HR - hold on to your hats - SM is here.

What makes an organization hum?

I am in HR,not marketing, and I think social media is going to change the way we do things for ever.

Jon Ingham wrote yesterday on organizational “mojo”.  An organization must have “mojo” - that undefinable something.  Yep, we know so many of them don’t have anything at all.  Dry and dusty as a deserted museum.

“Mojo” is that difficult to define thing - charisma, character, personality.

Over the key years, I have settled on a key concept:  collective efficacy.  It is a variation of self-efficacy - that very specific self-belief that says “I can do this!”  Maybe you can, maybe you can’t, but you give it a go, and you continue to give it a go.

It may not be enough to get you to the “top”.  You need luck, talent and resources too.  But you have fun trying, and without it, it doesn’t matter how much luck, talent or opportunity you have, you will not achieve anything - largely because you can’t be bothered.  You don’t have the interest or the staying-power.

Leadership and Schools

Collective efficacy is the only known factor to influence school performance beyond SES.

Raising the performance of a school is really, really hard.  Targets don’t help.  Money doesn’t help.  Busing doesn’t help. Collective efficacy is the only known factor to get one ‘poor’ school to out-compete another ‘poor’ school.

What is collective efficacy?

Collective efficacy is the teachers’ beliefs in each other.

We hand out a questionnaire to the teachers asking “how good are the other teachers?”  The school where the teachers believe in each other is the school that wins (handicapped by SES of course - reality still counts).

So how do we get high collective efficacy?

Probably off the self-efficacy, self-fulfilling prophecy spiral.  If the “Head” believes in him or herself, and in his or her ability to lead the teachers (meaning s/he believes they are quite good), then they all get going, and guess what, they get things done, and then they believe they get things done  .   .  .

So how does social media come into all this and into HR and management?

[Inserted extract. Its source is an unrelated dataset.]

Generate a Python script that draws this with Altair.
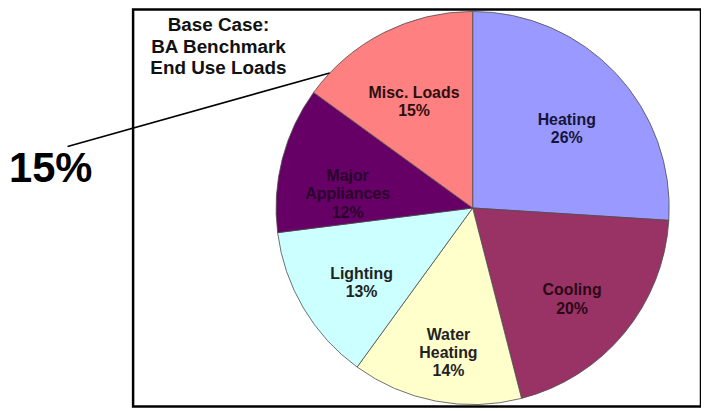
import altair as alt
import pandas as pd

categories = ["Heating", "Cooling", "Water Heating", "Lighting", "Major Appliances", "Misc. Loads"]
label_lines = ["Heating", "Cooling", "Water\nHeating", "Lighting", "Major\nAppliances", "Misc. Loads"]
shares = [26, 20, 14, 13, 12, 15]
slice_colors = ["#9999FF", "#993366", "#FFFFCC", "#CCFFFF", "#660066", "#FF8080"]
label_colors = ["#15153a", "#2a0818", "#222222", "#222222", "#2a002a", "#2a1010"]
title_lines = ["Base Case:", "BA Benchmark", "End Use Loads"]
callout = ["15%"]

df = pd.DataFrame({
    "cat": categories,
    "value": shares,
    "order": list(range(len(categories))),
    "text": [f"{l}\n{v}%" for l, v in zip(label_lines, shares)],
})

FONT = "Liberation Sans"
CX, CY, R = 342, 200, 198

base = alt.Chart(df).encode(
    theta=alt.Theta("value:Q", stack=True),
    order=alt.Order("order:Q"),
)

pie = base.mark_arc(radius=R, stroke="#4d4d4d", strokeWidth=0.8).encode(
    x=alt.value(CX), y=alt.value(CY),
    color=alt.Color("cat:N", scale=alt.Scale(domain=categories, range=slice_colors), legend=None),
)

labels = base.mark_text(
    radius=130, font=FONT, fontSize=16, fontWeight="bold", lineBreak="\n",
    lineHeight=18.5, align="center", baseline="middle",
).encode(
    x=alt.value(CX), y=alt.value(CY),
    text="text:N",
    color=alt.Color("cat:N", scale=alt.Scale(domain=categories, range=label_colors), legend=None),
)

title = alt.Chart(pd.DataFrame({"t": ["\n".join(title_lines)]})).mark_text(
    font=FONT, fontSize=19, fontWeight="bold", lineBreak="\n", lineHeight=21.5,
    align="center", baseline="alphabetic", color="#111111",
).encode(text="t:N", x=alt.value(86), y=alt.value(22))

leader = alt.Chart(pd.DataFrame({"k": [0]})).mark_rule(color="black", strokeWidth=1.6).encode(
    x=alt.value(-66), y=alt.value(138), x2=alt.value(198), y2=alt.value(64),
)

big = alt.Chart(pd.DataFrame({"t": callout})).mark_text(
    font=FONT, fontSize=42, fontWeight="bold", align="center", baseline="alphabetic", color="black",
).encode(text="t:N", x=alt.value(-83), y=alt.value(174))

chart = alt.layer(pie, labels, title, leader, big).resolve_scale(color="independent").properties(
    width=572, height=400,
    autosize=alt.AutoSizeParams(type="none"),
    padding={"left": 126, "top": 0, "right": 0, "bottom": 0},
    background="white",
).configure_view(stroke="black", strokeWidth=2.5)

chart.save("out.html", embed_options={"renderer": "svg", "actions": False})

Social media is “mashed inbound communication”.   I only give a damn about what you say, if I I believe your mash-up is interesting, informative, informed, amusing .   .   . etc.  Wanting to listen to someone (not the faked ah, mm of a professional), wanting to listen communicates belief in the other person.  When I want to hear what you have to say

Collective efficacy is already there (in greater or lesser amounts.) By providing more channels for “mashed inbound communication”, we amplify the collective efficacy that is already there, and amplify the upward spiral.

What if there is no collective efficacy at the outset?

Some people do flame on the internet.  But that should be regarded as an opportunity - at least they are talking.  In an organization, it is always silence that you should worry about.  Someone who is not talking to you, really doesn’t care enough to be bothered.  So I am not worried about flaming.

If my “head” was lacking a little in confidence, or self-efficacy, but was essentially sound, I would “hold” his or her hand a little.  Get him or her to write a weekly round-up summarizing the concerns of the school.

Being listened to will have an immediate efficacy effect.

Actually, I think one laptop per third world child, be damned.  I think every school kid in UK should be issued a laptop and cell phone for free, every year!  The best part of all is that the kids can run this.  Communicate some belief in their efficacy too!